**SUPPLIED RECORDS**

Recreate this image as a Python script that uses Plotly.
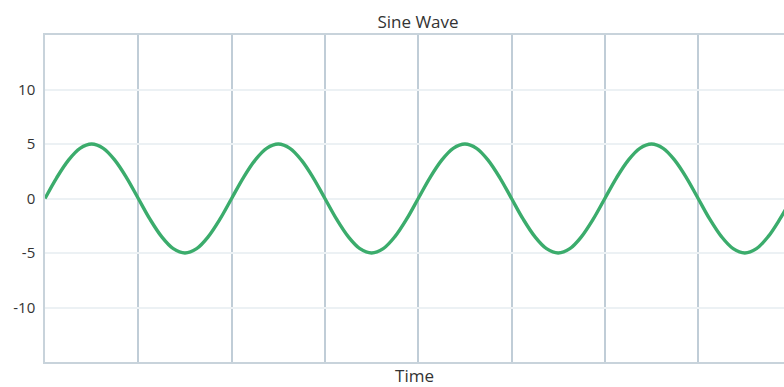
import plotly.graph_objects as go

# Time in half-period units (gridlines at each zero crossing)
time = [0, 0.125, 0.25, 0.375, 0.5, 0.625, 0.75, 0.875,
        1, 1.125, 1.25, 1.375, 1.5, 1.625, 1.75, 1.875,
        2, 2.125, 2.25, 2.375, 2.5, 2.625, 2.75, 2.875,
        3, 3.125, 3.25, 3.375, 3.5, 3.625, 3.75, 3.875,
        4, 4.125, 4.25, 4.375, 4.5, 4.625, 4.75, 4.875,
        5, 5.125, 5.25, 5.375, 5.5, 5.625, 5.75, 5.875,
        6, 6.125, 6.25, 6.375, 6.5, 6.625, 6.75, 6.875,
        7, 7.125, 7.25, 7.375, 7.5, 7.625, 7.75, 7.875, 7.95]
amplitude = [0, 1.9, 3.5, 4.6, 5, 4.6, 3.5, 1.9,
             0, -1.9, -3.5, -4.6, -5, -4.6, -3.5, -1.9,
             0, 1.9, 3.5, 4.6, 5, 4.6, 3.5, 1.9,
             0, -1.9, -3.5, -4.6, -5, -4.6, -3.5, -1.9,
             0, 1.9, 3.5, 4.6, 5, 4.6, 3.5, 1.9,
             0, -1.9, -3.5, -4.6, -5, -4.6, -3.5, -1.9,
             0, 1.9, 3.5, 4.6, 5, 4.6, 3.5, 1.9,
             0, -1.9, -3.5, -4.6, -5, -4.6, -3.5, -1.9, -0.8]
y_ticks = [-10, -5, 0, 5, 10]
y_tick_labels = ["-10", "-5", "0", "5", "10"]
x_grid = [0, 1, 2, 3, 4, 5, 6, 7]

fig = go.Figure()
fig.add_trace(go.Scatter(
    x=time, y=amplitude, mode="lines",
    line=dict(color="#3bac6c", width=3.4, shape="spline", smoothing=1.0),
    hoverinfo="skip", showlegend=False,
))

fig.update_layout(
    width=784, height=387,
    margin=dict(l=45, r=0, t=35, b=25, autoexpand=False),
    paper_bgcolor="white", plot_bgcolor="white",
    font=dict(family="Open Sans, Lato, sans-serif", color="#333333"),
    title=dict(text="Sine Wave", x=418 / 784, xanchor="center", y=1 - 22 / 387, yanchor="middle",
               xref="container",
               font=dict(size=17, color="#333333", family="Open Sans, sans-serif")),
)
fig.update_xaxes(
    range=[0, 7.92], tickvals=x_grid, showticklabels=False, ticks="",
    showgrid=True, gridcolor="#c0cdd7", gridwidth=1.5,
    showline=True, linecolor="#c8d3db", linewidth=1.5, mirror=True,
    zeroline=False, automargin=False,
    title=dict(text="Time", standoff=9, font=dict(size=17, color="#333333")),
)
fig.update_yaxes(
    range=[-15, 15], tickvals=y_ticks, ticktext=y_tick_labels, ticks="",
    showgrid=True, gridcolor="#ecf1f4", gridwidth=1.5,
    showline=True, linecolor="#c8d3db", linewidth=1.5, mirror=False,
    zeroline=False, ticklabelstandoff=5, automargin=False,
    tickfont=dict(size=15, color="#333333"),
)

fig.write_html("out.html", config={"displayModeBar": False},
               post_script="document.body.style.margin='0';document.body.style.padding='0';document.body.style.overflow='hidden';")
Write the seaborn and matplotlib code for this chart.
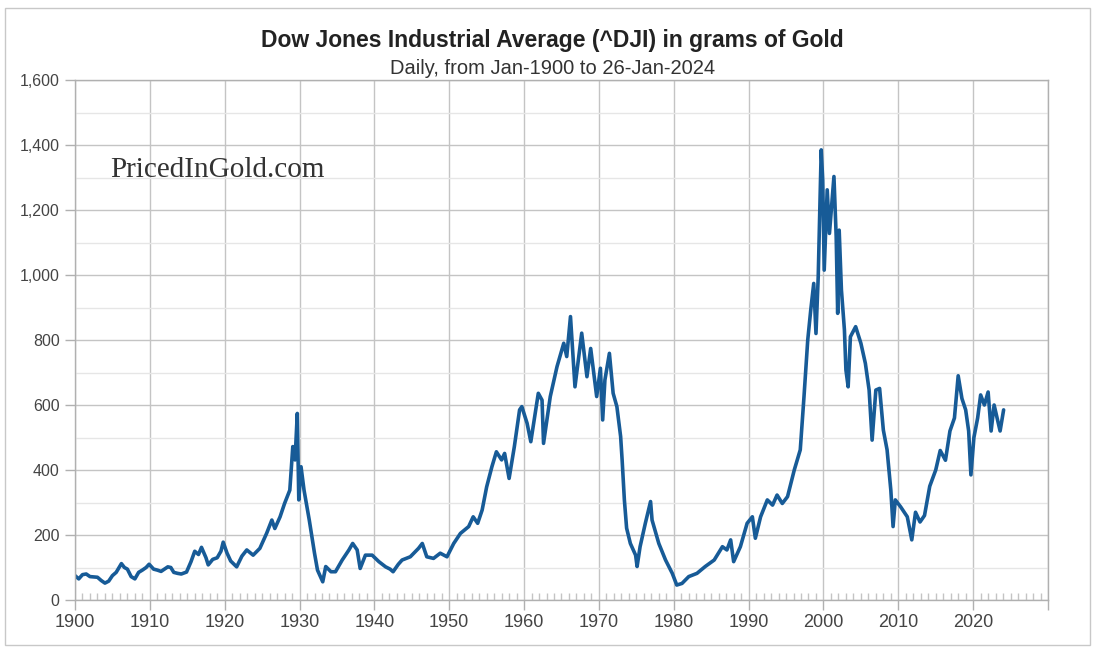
import matplotlib
matplotlib.use("Agg")
import matplotlib.pyplot as plt
from matplotlib.patches import Rectangle
from matplotlib.ticker import MultipleLocator, FuncFormatter
import numpy as np
import pandas as pd
import seaborn as sns

# DJIA priced in grams of gold
years = [
    1900.0, 1900.5, 1901.0, 1901.5, 1902.0, 1903.0, 1903.5, 1904.0, 1904.5, 1905.0,
    1905.5, 1906.2, 1906.6, 1907.0, 1907.5, 1908.0, 1908.5, 1909.0, 1909.5, 1909.9,
    1910.5, 1911.0, 1911.5, 1912.4, 1912.8, 1913.2, 1913.7, 1914.2, 1914.9, 1915.5,
    1916.0, 1916.5, 1916.9, 1917.5, 1917.8, 1918.4, 1919.0, 1919.5, 1919.8, 1920.3,
    1920.8, 1921.6, 1922.3, 1922.95, 1923.8, 1924.7, 1925.6, 1926.3, 1926.7, 1927.4,
    1928.0, 1928.7, 1929.1, 1929.4, 1929.7, 1929.9, 1930.2, 1930.6, 1931.3, 1932.0,
    1932.4, 1933.1, 1933.5, 1934.2, 1934.8, 1935.7, 1936.6, 1937.1, 1937.7, 1938.1,
    1938.8, 1939.7, 1940.6, 1941.5, 1942.1, 1942.5, 1943.2, 1943.7, 1944.8, 1945.9,
    1946.4, 1947.0, 1947.9, 1948.8, 1949.7, 1950.6, 1951.5, 1952.6, 1953.2, 1953.8,
    1954.4, 1955.0, 1955.7, 1956.3, 1957.0, 1957.4, 1958.0, 1958.7, 1959.4, 1959.7,
    1960.4, 1960.9, 1961.9, 1962.4, 1962.6, 1963.5, 1964.4, 1965.3, 1965.7, 1966.2,
    1966.8, 1967.7, 1968.4, 1968.9, 1969.7, 1970.2, 1970.5, 1970.8, 1971.4, 1971.9,
    1972.4, 1972.9, 1973.1, 1973.4, 1973.7, 1974.2, 1974.9, 1975.1, 1975.5, 1976.2,
    1976.9, 1977.1, 1978.0, 1978.9, 1979.8, 1980.4, 1981.1, 1982.0, 1983.1, 1984.2,
    1985.4, 1986.5, 1987.1, 1987.6, 1988.0, 1988.9, 1989.8, 1990.5, 1990.9, 1991.6,
    1992.5, 1993.2, 1993.8, 1994.5, 1995.2, 1996.1, 1996.9, 1997.4, 1997.9, 1998.3,
    1998.7, 1999.0, 1999.3, 1999.7, 1999.9, 2000.1, 2000.5, 2000.8, 2001.4, 2001.7,
    2001.9, 2002.1, 2002.4, 2002.8, 2003.0, 2003.3, 2003.6, 2004.3, 2005.0, 2005.6,
    2006.1, 2006.5, 2007.0, 2007.5, 2008.0, 2008.5, 2009.0, 2009.3, 2009.6, 2010.3,
    2011.2, 2011.8, 2012.3, 2012.9, 2013.5, 2014.2, 2015.0, 2015.6, 2016.3, 2016.9,
    2017.5, 2018.0, 2018.5, 2019.0, 2019.4, 2019.7, 2020.1, 2020.6, 2021.0, 2021.5,
    2022.0, 2022.4, 2022.8, 2023.2, 2023.6, 2024.07,
]
grams_gold = [
    75, 65, 78, 80, 72, 70, 60, 52, 58, 75,
    85, 112, 100, 95, 72, 65, 85, 92, 100, 110,
    95, 92, 88, 102, 100, 85, 82, 80, 86, 118,
    150, 140, 162, 130, 108, 125, 130, 150, 178, 145,
    120, 102, 135, 154, 138, 159, 205, 246, 220, 256,
    297, 338, 472, 431, 574, 308, 410, 338, 246, 144,
    92, 56, 103, 87, 87, 123, 154, 174, 154, 97,
    138, 138, 118, 102, 95, 87, 110, 123, 133, 159,
    174, 133, 128, 144, 133, 174, 205, 226, 256, 236,
    277, 348, 410, 456, 431, 451, 374, 472, 585, 595,
    544, 487, 636, 615, 482, 626, 718, 790, 749, 872,
    656, 821, 687, 774, 626, 713, 554, 677, 759, 636,
    595, 503, 431, 308, 221, 174, 138, 103, 164, 236,
    303, 246, 174, 123, 82, 46, 51, 72, 82, 103,
    123, 164, 154, 185, 118, 164, 236, 256, 190, 256,
    308, 292, 323, 297, 318, 400, 462, 626, 800, 892,
    974, 820, 995, 1385, 1292, 1015, 1262, 1128, 1303, 1118,
    882, 1138, 954, 831, 708, 656, 810, 841, 790, 728,
    646, 492, 646, 651, 523, 462, 338, 226, 308, 287,
    256, 185, 270, 240, 260, 350, 400, 460, 430, 520,
    560, 690, 620, 585, 520, 385, 500, 560, 631, 600,
    640, 520, 600, 560, 520, 585,
]

df = pd.DataFrame({"year": years, "grams": grams_gold})

sns.set_theme(style="white")
plt.rcParams["font.family"] = ["Liberation Sans", "DejaVu Sans"]

fig = plt.figure(figsize=(11, 6.54), dpi=100)
ax = fig.add_axes([75 / 1100, 1 - 600 / 654, (1048 - 75) / 1100, (600 - 80) / 654])

sns.lineplot(data=df, x="year", y="grams", ax=ax, color="#175b97", linewidth=2.6)

ax.set_xlim(1900, 2030)
ax.set_ylim(0, 1600)
ax.xaxis.set_major_locator(MultipleLocator(10))
ax.xaxis.set_minor_locator(MultipleLocator(1))
ax.yaxis.set_major_locator(MultipleLocator(200))
ax.yaxis.set_minor_locator(MultipleLocator(100))
ax.xaxis.set_major_formatter(FuncFormatter(lambda v, p: "" if v > 2020 else f"{int(v)}"))
ax.yaxis.set_major_formatter(FuncFormatter(lambda v, p: f"{int(v):,}"))

ax.grid(which="major", color="#c4c4c4", linewidth=1.0)
ax.grid(which="minor", axis="y", color="#e6e6e6", linewidth=1.0)
ax.set_axisbelow(True)
for s in ax.spines.values():
    s.set_color("#b0b0b0")
    s.set_linewidth(1.0)

ax.tick_params(axis="both", which="major", labelcolor="#444444",
               color="#b0b0b0", length=7, width=1, bottom=True, left=True)
ax.tick_params(axis="x", which="major", labelsize=13, pad=3)
ax.tick_params(axis="y", which="major", labelsize=11.5, pad=4)
ax.tick_params(axis="x", which="minor", direction="in", length=5, color="#c4c4c4",
               bottom=True)
ax.set_xlabel("")
ax.set_ylabel("")

fig.text(0.502, 1 - 40 / 654, "Dow Jones Industrial Average (^DJI) in grams of Gold",
         ha="center", va="center", fontsize=16.5, fontweight="bold", color="#222222")
fig.text(0.502, 1 - 68 / 654, "Daily, from Jan-1900 to 26-Jan-2024",
         ha="center", va="center", fontsize=14.5, color="#333333")
fig.text(110 / 1100, 1 - 170 / 654, "PricedInGold.com", ha="left", va="center",
         fontsize=21, color="#333333", family=["Liberation Serif", "DejaVu Serif"])

fig.patches.append(Rectangle((5 / 1100, 1 - 645 / 654), 1085 / 1100, 637 / 654,
                             transform=fig.transFigure, fill=False,
                             edgecolor="#c8c8c8", linewidth=1.0))

fig.savefig("out.png", dpi=100)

**TASK OBJECTIVE**
Starting with the first line of the data above and ending with the line containing "import plotly.graph_objects as go", please restate every line exactly, leaving images out.

**SOLUTION TO THE EXERCISE**
Recreate this image as a Python script that uses Plotly.
import plotly.graph_objects as go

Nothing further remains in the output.